> [Stated task] Find every line with the word "this" and report how many there are, without any other text.

> [The data]
start
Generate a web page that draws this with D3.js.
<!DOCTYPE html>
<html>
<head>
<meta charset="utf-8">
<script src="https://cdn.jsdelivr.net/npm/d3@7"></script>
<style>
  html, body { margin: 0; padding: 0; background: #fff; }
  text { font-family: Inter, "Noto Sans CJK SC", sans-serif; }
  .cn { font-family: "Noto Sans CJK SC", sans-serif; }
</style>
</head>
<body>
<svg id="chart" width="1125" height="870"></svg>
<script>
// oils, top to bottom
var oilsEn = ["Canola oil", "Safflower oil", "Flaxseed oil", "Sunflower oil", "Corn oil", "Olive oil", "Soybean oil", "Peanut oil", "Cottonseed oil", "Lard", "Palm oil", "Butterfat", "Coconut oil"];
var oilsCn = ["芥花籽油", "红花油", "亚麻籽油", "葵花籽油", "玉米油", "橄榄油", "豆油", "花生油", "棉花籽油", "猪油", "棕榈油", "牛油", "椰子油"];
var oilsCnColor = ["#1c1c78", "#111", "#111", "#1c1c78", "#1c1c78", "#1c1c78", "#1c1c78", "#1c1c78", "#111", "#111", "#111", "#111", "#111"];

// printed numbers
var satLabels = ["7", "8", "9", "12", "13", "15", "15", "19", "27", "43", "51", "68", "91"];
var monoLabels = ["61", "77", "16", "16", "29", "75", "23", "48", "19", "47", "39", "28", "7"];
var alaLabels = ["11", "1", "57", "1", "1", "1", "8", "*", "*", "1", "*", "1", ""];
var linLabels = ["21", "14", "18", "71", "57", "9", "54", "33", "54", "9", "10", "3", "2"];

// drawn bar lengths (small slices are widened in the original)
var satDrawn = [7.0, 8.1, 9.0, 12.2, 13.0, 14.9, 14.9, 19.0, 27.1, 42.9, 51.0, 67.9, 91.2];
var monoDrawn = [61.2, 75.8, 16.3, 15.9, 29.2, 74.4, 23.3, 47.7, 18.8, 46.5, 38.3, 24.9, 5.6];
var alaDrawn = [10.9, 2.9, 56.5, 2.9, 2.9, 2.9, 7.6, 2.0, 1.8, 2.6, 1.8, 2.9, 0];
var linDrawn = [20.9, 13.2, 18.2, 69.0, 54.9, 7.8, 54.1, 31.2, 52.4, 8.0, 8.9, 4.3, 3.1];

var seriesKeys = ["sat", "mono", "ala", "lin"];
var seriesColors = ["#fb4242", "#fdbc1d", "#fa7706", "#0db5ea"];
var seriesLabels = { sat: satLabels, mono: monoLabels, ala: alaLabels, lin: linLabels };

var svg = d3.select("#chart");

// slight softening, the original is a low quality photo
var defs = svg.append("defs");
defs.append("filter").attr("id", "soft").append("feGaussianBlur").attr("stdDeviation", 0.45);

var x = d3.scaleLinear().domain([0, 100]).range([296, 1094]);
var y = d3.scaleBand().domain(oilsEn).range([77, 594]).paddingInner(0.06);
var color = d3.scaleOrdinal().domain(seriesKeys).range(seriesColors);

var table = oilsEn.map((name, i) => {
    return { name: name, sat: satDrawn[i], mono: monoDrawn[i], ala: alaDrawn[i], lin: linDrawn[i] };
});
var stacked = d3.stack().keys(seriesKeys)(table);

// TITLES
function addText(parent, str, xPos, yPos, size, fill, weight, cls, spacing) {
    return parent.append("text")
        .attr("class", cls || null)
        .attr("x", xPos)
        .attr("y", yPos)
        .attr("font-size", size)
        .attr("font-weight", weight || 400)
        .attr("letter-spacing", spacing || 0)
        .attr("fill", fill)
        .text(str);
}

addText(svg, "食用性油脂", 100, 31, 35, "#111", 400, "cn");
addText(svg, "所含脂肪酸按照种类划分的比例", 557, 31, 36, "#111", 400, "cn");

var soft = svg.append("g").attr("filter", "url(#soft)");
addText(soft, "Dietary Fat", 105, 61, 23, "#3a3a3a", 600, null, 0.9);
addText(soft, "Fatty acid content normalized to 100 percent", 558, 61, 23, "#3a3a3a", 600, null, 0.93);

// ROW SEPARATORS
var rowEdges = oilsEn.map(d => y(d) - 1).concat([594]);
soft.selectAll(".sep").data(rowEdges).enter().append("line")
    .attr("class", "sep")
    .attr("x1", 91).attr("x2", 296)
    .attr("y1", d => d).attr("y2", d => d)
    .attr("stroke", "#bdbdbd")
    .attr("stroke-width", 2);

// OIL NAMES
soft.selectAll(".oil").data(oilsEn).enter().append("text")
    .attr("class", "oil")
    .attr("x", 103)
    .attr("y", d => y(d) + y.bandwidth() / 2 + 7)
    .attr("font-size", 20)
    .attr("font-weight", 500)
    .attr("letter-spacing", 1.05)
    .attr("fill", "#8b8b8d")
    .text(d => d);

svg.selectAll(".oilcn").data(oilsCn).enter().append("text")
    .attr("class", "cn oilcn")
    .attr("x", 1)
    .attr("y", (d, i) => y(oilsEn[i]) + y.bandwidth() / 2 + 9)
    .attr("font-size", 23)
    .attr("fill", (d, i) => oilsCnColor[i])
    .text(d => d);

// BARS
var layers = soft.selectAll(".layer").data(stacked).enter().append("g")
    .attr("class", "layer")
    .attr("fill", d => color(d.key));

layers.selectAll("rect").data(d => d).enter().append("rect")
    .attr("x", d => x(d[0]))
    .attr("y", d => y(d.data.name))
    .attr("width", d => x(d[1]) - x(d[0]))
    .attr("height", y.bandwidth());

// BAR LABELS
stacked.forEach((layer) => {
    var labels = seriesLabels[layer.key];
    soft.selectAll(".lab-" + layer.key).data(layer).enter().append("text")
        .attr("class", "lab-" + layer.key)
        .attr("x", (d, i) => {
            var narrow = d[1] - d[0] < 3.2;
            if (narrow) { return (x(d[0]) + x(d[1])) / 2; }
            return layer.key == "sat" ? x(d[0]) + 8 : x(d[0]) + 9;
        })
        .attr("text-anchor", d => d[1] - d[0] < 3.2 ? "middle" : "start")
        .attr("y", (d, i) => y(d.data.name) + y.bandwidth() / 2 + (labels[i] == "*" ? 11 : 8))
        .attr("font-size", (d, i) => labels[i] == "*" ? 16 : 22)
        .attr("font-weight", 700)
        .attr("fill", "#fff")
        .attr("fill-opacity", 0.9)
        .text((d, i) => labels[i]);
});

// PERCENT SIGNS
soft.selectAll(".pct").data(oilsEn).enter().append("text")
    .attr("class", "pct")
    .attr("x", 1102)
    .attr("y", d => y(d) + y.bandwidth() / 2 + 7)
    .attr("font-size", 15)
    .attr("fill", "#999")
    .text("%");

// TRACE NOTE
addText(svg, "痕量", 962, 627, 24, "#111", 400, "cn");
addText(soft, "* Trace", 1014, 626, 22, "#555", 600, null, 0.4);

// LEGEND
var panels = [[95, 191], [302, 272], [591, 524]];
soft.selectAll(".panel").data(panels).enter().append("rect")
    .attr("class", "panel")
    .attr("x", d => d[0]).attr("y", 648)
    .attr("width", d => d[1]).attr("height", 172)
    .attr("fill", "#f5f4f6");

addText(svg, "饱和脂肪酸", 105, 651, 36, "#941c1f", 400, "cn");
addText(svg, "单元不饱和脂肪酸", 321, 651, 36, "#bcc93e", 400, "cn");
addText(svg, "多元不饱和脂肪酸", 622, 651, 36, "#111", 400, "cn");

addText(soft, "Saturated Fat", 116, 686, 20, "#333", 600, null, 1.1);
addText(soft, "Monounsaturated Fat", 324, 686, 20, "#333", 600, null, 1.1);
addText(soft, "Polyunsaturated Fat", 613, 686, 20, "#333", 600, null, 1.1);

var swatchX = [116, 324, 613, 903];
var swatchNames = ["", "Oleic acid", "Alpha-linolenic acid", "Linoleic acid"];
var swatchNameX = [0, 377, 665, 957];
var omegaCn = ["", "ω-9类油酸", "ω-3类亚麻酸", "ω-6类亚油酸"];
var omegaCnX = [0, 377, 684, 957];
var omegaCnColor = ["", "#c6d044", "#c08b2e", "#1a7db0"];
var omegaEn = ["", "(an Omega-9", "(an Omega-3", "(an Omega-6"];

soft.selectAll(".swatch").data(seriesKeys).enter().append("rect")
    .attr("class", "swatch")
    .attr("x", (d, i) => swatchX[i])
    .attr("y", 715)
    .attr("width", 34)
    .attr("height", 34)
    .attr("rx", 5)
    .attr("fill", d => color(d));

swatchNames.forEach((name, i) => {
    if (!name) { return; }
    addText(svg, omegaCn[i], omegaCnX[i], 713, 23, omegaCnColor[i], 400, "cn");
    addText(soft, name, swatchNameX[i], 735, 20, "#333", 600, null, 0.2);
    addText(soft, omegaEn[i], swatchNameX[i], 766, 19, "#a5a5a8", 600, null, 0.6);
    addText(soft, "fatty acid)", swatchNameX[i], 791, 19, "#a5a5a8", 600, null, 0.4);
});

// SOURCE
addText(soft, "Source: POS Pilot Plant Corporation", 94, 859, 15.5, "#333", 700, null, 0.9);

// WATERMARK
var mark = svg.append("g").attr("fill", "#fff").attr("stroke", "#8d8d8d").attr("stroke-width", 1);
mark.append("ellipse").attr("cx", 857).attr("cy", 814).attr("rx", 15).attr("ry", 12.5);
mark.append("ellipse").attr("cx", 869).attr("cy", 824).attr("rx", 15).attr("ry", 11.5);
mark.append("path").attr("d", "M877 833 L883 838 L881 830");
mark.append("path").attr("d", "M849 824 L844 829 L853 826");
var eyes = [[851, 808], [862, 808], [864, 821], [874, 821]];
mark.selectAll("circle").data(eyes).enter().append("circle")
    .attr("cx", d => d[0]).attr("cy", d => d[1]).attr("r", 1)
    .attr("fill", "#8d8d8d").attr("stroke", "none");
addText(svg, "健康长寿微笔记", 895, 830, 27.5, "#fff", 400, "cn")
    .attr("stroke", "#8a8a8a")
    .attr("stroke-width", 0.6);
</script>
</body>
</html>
end
start
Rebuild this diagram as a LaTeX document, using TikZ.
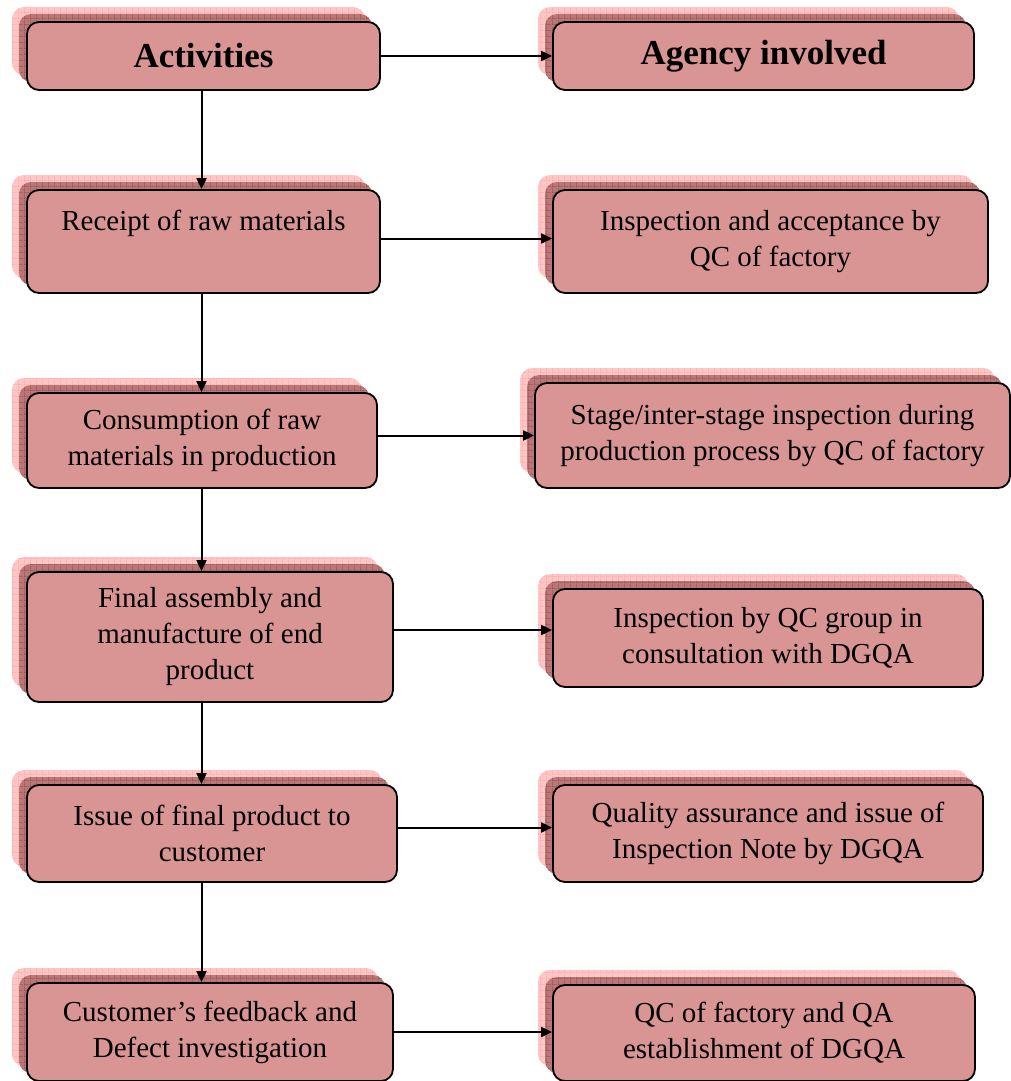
end
> [Complete response] 2